Technical

Building an Agent for Complex Document Drafting and Editing

How we designed an agent that iteratively builds a Word document in memory.

by Aadil Manazir and Scott Werwath•Mar 24, 2026

Much of legal work happens inside Microsoft Word documents. Lawyers draft, revise, and circulate .docx files, often exchanging multiple rounds of redlines before a document is finalized. For Harvey to fit naturally into this workflow, its edits must be high-quality, low-latency, and preserve the document’s formatting and structure.

The .docx format is built on Office Open XML (OOXML), which has a long tail of complexity. For example:

Bolding a single word splits the paragraph into three separate "run" elements, each carrying its own formatting properties.
List numbering isn't stored with the text at all. It lives in a separate numbering.xml file as abstract numbering definitions, referenced through a chain of indirection that gets compiled at render time to produce the marker a user sees as "1." or "(a)."

In September 2025, we shipped full document editing in the Harvey for Word Add-In. As we pushed to support more complex editing capabilities, we reached clear limitations with the existing full document editing system.

This post explains what broke in the original system, the architectural shift we made, and the key capabilities it unlocked.

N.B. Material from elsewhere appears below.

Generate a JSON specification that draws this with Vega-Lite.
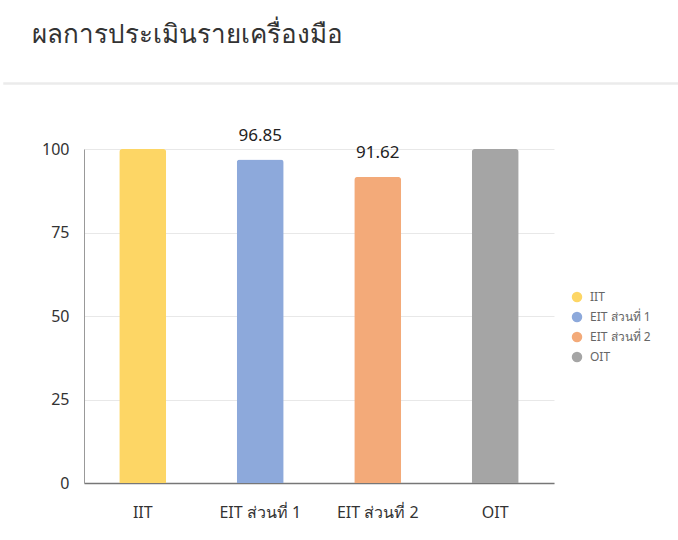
{
  "$schema": "https://vega.github.io/schema/vega-lite/v6.json",
  "background": "white",
  "padding": {"left": 3, "top": 22, "right": 0, "bottom": 0},
  "title": {"text": "ผลการประเมินรายเครื่องมือ", "anchor": "start", "fontSize": 26, "fontWeight": "normal", "color": "#333333", "dx": 29, "offset": 34, "font": "Noto Sans"},
  "config": {"view": {"stroke": null}, "font": "Noto Sans"},
  "spacing": 41,
  "vconcat": [
    {
      "width": 675,
      "height": 1,
      "view": {"stroke": "#ebebeb", "strokeWidth": 1.5},
      "data": {"values": []},
      "mark": "point"
    },
    {
      "spacing": 0,
      "hconcat": [
        {
          "width": 1,
          "height": 1,
          "data": {"values": []},
          "mark": "point"
        },
        {
          "width": 470,
          "height": 334,
          "data": {"values": [
            {"tool": "IIT", "score": 100},
            {"tool": "EIT ส่วนที่ 1", "score": 96.85},
            {"tool": "EIT ส่วนที่ 2", "score": 91.62},
            {"tool": "OIT", "score": 100}
          ]},
          "encoding": {
            "x": {"field": "tool", "type": "nominal", "sort": null,
              "scale": {"paddingInner": 0.6, "paddingOuter": 0.3},
              "axis": {"title": null, "labelAngle": 0, "labelFontSize": 16, "labelColor": "#333333", "labelPadding": 21, "ticks": false, "domainColor": "#777777", "domainWidth": 1.5}},
            "y": {"field": "score", "type": "quantitative",
              "scale": {"domain": [0, 100]},
              "axis": {"title": null, "values": [0, 25, 50, 75, 100], "labelFontSize": 16, "labelColor": "#333333", "ticks": false, "labelPadding": 15, "minExtent": 79, "gridColor": "#e8e8e8", "domainColor": "#999999"}}
          },
          "layer": [
            {
              "mark": {"type": "bar", "cornerRadiusTopLeft": 3, "cornerRadiusTopRight": 3},
              "encoding": {
                "color": {"field": "tool", "type": "nominal", "sort": null,
                  "scale": {"domain": ["IIT", "EIT ส่วนที่ 1", "EIT ส่วนที่ 2", "OIT"], "range": ["#FDD665", "#8DA9DB", "#F3AA79", "#A5A5A5"]},
                  "legend": {"title": null, "orient": "none", "legendX": 567, "legendY": 208, "symbolType": "circle", "symbolSize": 110, "labelFontSize": 12, "labelColor": "#666666", "rowPadding": 8, "labelOffset": 7}}
              }
            },
            {
              "transform": [{"filter": "datum.score < 100"}],
              "mark": {"type": "text", "baseline": "bottom", "dy": -15, "fontSize": 17, "color": "#222222"},
              "encoding": {"text": {"field": "score", "type": "quantitative", "format": ".2f"}}
            }
          ]
        }
      ]
    }
  ]
}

Challenges With our Previous System

Our first-generation architecture had an orchestrator dispatch one-shot sub-agents to process chunks of the document in parallel. The orchestrator read the full document, created an edit plan, and assigned chunks to workers.

The problem was compounding complexity. Each sub-agent simultaneously handled over 16 requirements in a single shot: exact paragraph indexing, full paragraph regeneration, tracked change understanding, chunk boundary constraints, and more.

When we began experimenting with advanced list editing support, we realized we hit a clear ceiling. For example, to create a new numbered list, the model had to generate a unique list key mid-output and reference that same key later to attach subsequent items, all while juggling every other requirement.

The deeper issue was architectural. We were asking the model to be both a legal reasoning engine and a state machine simultaneously. Every new capability we added made existing ones more fragile.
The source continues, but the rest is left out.